Don’t feel any improvement and seeking help
I'm going to preface things by saying that you don't have to do what I've done. Only that it's worked for me. Also that you aren't the only one who feels like an idiot. Chess makes idiots of us all. Every player hits a wall every now and then.
I improved about 400 rapid rating over the last year from only playing on average 1 rapid game each day. Sure I did other things like 15-30 minutes each day of puzzles, analyzing my games, making interactive chess studies for myself on lichess. But I thought I'd point that out in contrast to what you are doing: playing ten or more games per day.
You mention not having time to study, and it seems to me you could have time if you played less and studied more. Plus in playing so many games each day, when you have a losing streak it's probably not helping you from a mental health standpoint. Being in a good headspace is so important to chess improvement, and if you are feeling beat down and defeated, that's going to be counterproductive.

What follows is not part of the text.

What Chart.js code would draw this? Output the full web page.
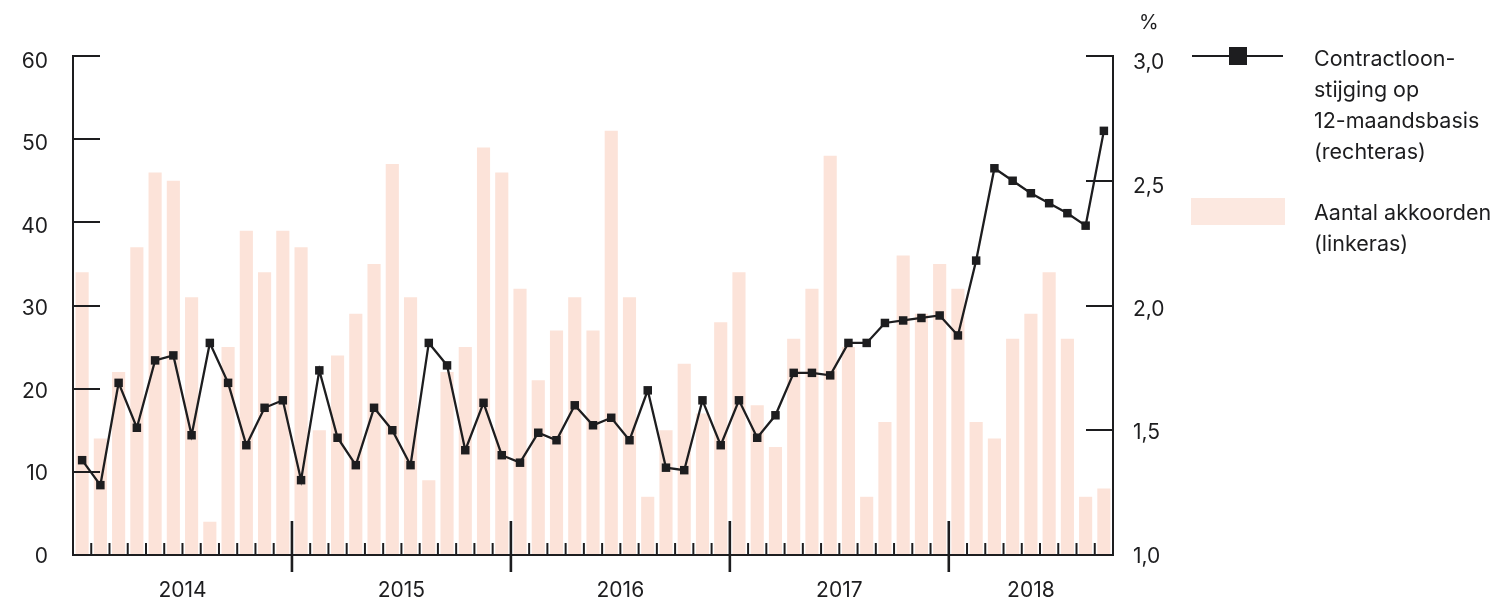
<!DOCTYPE html>
<html>
<head>
<meta charset="utf-8">
<script src="https://cdn.jsdelivr.net/npm/chart.js@4.4.0/dist/chart.umd.min.js"></script>
<style>
  html, body { margin: 0; padding: 0; background: #fff; }
  #wrap { position: relative; width: 1504px; height: 599px; font-family: "Inter", "Noto Sans", sans-serif; color: #1d1d1f; }
  canvas { position: absolute; left: 0; top: 0; }
  .txt { position: absolute; font-size: 21.5px; line-height: 31px; white-space: nowrap; }
  .lgLine { position: absolute; left: 1192px; top: 55px; width: 91px; height: 2px; background: #1d1d1f; }
  .lgSq { position: absolute; left: 1229px; top: 47px; width: 18px; height: 18px; background: #1d1d1f; }
  .lgRect { position: absolute; left: 1191px; top: 198px; width: 94px; height: 27px; background: #fce8e0; }
</style>
</head>
<body>
<div id="wrap">
  <canvas id="c" width="1504" height="599"></canvas>
  <div class="txt" style="left:1139px; top:7px; font-size:20px;">%</div>
  <div class="lgLine"></div><div class="lgSq"></div>
  <div class="txt" style="left:1314px; top:43px;">Contractloon-<br>stijging op<br>12-maandsbasis<br>(rechteras)</div>
  <div class="lgRect"></div>
  <div class="txt" style="left:1314px; top:197px;">Aantal akkoorden<br>(linkeras)</div>
</div>
<script>
// ---- data ----
const years = [2014, 2015, 2016, 2017, 2018];
const monthsPerYear = [12, 12, 12, 12, 9];

const akkoorden = [
  34, 14, 22, 37, 46, 45, 31, 4, 25, 39, 34, 39,
  37, 15, 24, 29, 35, 47, 31, 9, 22, 25, 49, 46,
  32, 21, 27, 31, 27, 51, 31, 7, 15, 23, 17, 28,
  34, 18, 13, 26, 32, 48, 25, 7, 16, 36, 29, 35,
  32, 16, 14, 26, 29, 34, 26, 7, 8
];

const contractloon = [
  1.38, 1.28, 1.69, 1.51, 1.78, 1.80, 1.48, 1.85, 1.69, 1.44, 1.59, 1.62,
  1.30, 1.74, 1.47, 1.36, 1.59, 1.50, 1.36, 1.85, 1.76, 1.42, 1.61, 1.40,
  1.37, 1.49, 1.46, 1.60, 1.52, 1.55, 1.46, 1.66, 1.35, 1.34, 1.62, 1.44,
  1.62, 1.47, 1.56, 1.73, 1.73, 1.72, 1.85, 1.85, 1.93, 1.94, 1.95, 1.96,
  1.88, 2.18, 2.55, 2.50, 2.45, 2.41, 2.37, 2.32, 2.70
];

const leftTicks = [0, 10, 20, 30, 40, 50, 60];
const rightTicks = [1.0, 1.5, 2.0, 2.5, 3.0];
const leftTickLabels = ['0', '10', '20', '30', '40', '50', '60'];
const rightTickLabels = ['1,0', '1,5', '2,0', '2,5', '3,0'];

// category labels: year-month
const labels = [];
years.forEach((y, i) => {
  for (let m = 1; m <= monthsPerYear[i]; m++) labels.push(y + '-' + String(m).padStart(2, '0'));
});

const INK = '#1d1d1f';
const FONT = '"Inter", "Noto Sans", sans-serif';

const axesPlugin = {
  id: 'customAxes',
  afterDatasetsDraw(chart) {
    const ctx = chart.ctx;
    const ca = chart.chartArea;
    const x = chart.scales.x, yl = chart.scales.y, yr = chart.scales.y1;
    ctx.save();
    ctx.strokeStyle = INK;
    ctx.lineCap = 'butt';
    // left axis + ticks
    ctx.lineWidth = 2;
    ctx.beginPath();
    ctx.moveTo(ca.left, yl.getPixelForValue(60) - 1);
    ctx.lineTo(ca.left, ca.bottom + 1);
    ctx.stroke();
    leftTicks.forEach(v => {
      if (v === 0) return;
      const py = Math.round(yl.getPixelForValue(v));
      ctx.beginPath(); ctx.moveTo(ca.left, py); ctx.lineTo(ca.left + 27, py); ctx.stroke();
    });
    // right axis + ticks
    ctx.beginPath();
    ctx.moveTo(ca.right, yr.getPixelForValue(3) - 1);
    ctx.lineTo(ca.right, ca.bottom + 1);
    ctx.stroke();
    rightTicks.forEach(v => {
      if (v === 1.0) return;
      const py = Math.round(yr.getPixelForValue(v));
      ctx.beginPath(); ctx.moveTo(ca.right, py); ctx.lineTo(ca.right - 27, py); ctx.stroke();
    });
    // bottom axis
    ctx.beginPath(); ctx.moveTo(ca.left, ca.bottom); ctx.lineTo(ca.right, ca.bottom); ctx.stroke();
    // month boundaries
    const n = labels.length;
    const bounds = [];
    for (let i = 1; i < n; i++) bounds.push((x.getPixelForValue(i - 1) + x.getPixelForValue(i)) / 2);
    let idx = 0; const yearBoundaryIdx = new Set();
    monthsPerYear.forEach((m, k) => { idx += m; if (k < monthsPerYear.length - 1) yearBoundaryIdx.add(idx); });
    bounds.forEach((px, j) => {
      const i = j + 1;
      if (yearBoundaryIdx.has(i)) {
        ctx.lineWidth = 2.6;
        ctx.beginPath(); ctx.moveTo(px, ca.bottom - 34); ctx.lineTo(px, ca.bottom + 17); ctx.stroke();
      } else {
        ctx.lineWidth = 2;
        ctx.beginPath(); ctx.moveTo(px, ca.bottom - 12); ctx.lineTo(px, ca.bottom); ctx.stroke();
      }
    });
    // tick labels
    ctx.fillStyle = INK;
    ctx.font = '21px ' + FONT;
    ctx.textBaseline = 'middle';
    ctx.textAlign = 'right';
    leftTicks.forEach((v, i) => {
      const frac = v / 60;
      ctx.fillText(leftTickLabels[i], ca.left - 25, yl.getPixelForValue(v) + 1.5 + 4 * frac);
    });
    ctx.textAlign = 'left';
    rightTicks.forEach((v, i) => {
      const frac = (v - 1) / 2;
      ctx.fillText(rightTickLabels[i], ca.right + 20, yr.getPixelForValue(v) + 1.5 + 5.5 * frac);
    });
    // year labels
    ctx.textAlign = 'center';
    let start = 0;
    monthsPerYear.forEach((m, k) => {
      const leftPx = start === 0 ? ca.left : bounds[start - 1];
      const endIdx = start + m;
      const rightPx = endIdx >= n ? ca.right : bounds[endIdx - 1];
      ctx.fillText(String(years[k]), (leftPx + rightPx) / 2, ca.bottom + 36);
      start = endIdx;
    });
    ctx.restore();
  }
};

new Chart(document.getElementById('c'), {
  type: 'bar',
  data: {
    labels: labels,
    datasets: [
      {
        type: 'line',
        label: 'Contractloonstijging op 12-maandsbasis (rechteras)',
        data: contractloon,
        yAxisID: 'y1',
        borderColor: INK,
        borderWidth: 2.3,
        pointStyle: 'rect',
        pointRadius: 6,
        pointBackgroundColor: INK,
        pointBorderWidth: 0,
        tension: 0,
        order: 1
      },
      {
        type: 'bar',
        label: 'Aantal akkoorden (linkeras)',
        data: akkoorden,
        yAxisID: 'y',
        backgroundColor: '#fce3d9',
        borderWidth: 0,
        categoryPercentage: 1.0,
        barPercentage: 0.72,
        order: 2
      }
    ]
  },
  options: {
    responsive: false,
    animation: false,
    events: [],
    layout: { padding: { top: 56, bottom: 44, left: 0, right: 0 }, autoPadding: false },
    plugins: { legend: { display: false }, tooltip: { enabled: false } },
    scales: {
      x: { display: false, offset: true },
      y: {
        position: 'left', min: 0, max: 60,
        afterFit(s) { s.width = 73; },
        afterBuildTicks(s) { s.ticks = leftTicks.map(v => ({ value: v })); },
        grid: { display: false, drawTicks: false },
        border: { display: false },
        ticks: { display: false }
      },
      y1: {
        position: 'right', min: 1, max: 3,
        afterFit(s) { s.width = 391; },
        afterBuildTicks(s) { s.ticks = rightTicks.map(v => ({ value: v })); },
        grid: { display: false, drawTicks: false },
        border: { display: false },
        ticks: { display: false }
      }
    }
  },
  plugins: [axesPlugin]
});
</script>
</body>
</html>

Also, some game advice. I just watched a game where you had the black pieces and you played a hypermodern opening - one where you don't fight for control of the center. I wouldn't suggest that kind of opening to anyone under 1200. Fighting for control of the center is a basic chess principle. The idea with hypermodern openings is to fight for the center from afar and eventually pawn break in the center. But that's crazy complicated for a novice level player. It just leads to giving your opponent a space advantage and being rather passive.
Looking at your games as white - this as an example https://www.chess.com/analysis/game/live/147673492586/review. 1.c4 is a really complicated opening to play as a novice, so I feel like you are making the game more complicated than it needs to be. I would recommend 1.d4 or 1.e4. Get a pawn in the center, two if your opponent lets you, and develop your pieces asap. In the game I linked, you got steamrolled because you fell behind in development. Count the number of pieces being developed in the opening. If black has more pieces developed than you, that should be a red flag - you are playing white. You should always lead in development.
All that said though, if we look at the last 90 days, you have been improving and your win rates aren't too bad. If you can just get them up by 5-10%, you can start making progress.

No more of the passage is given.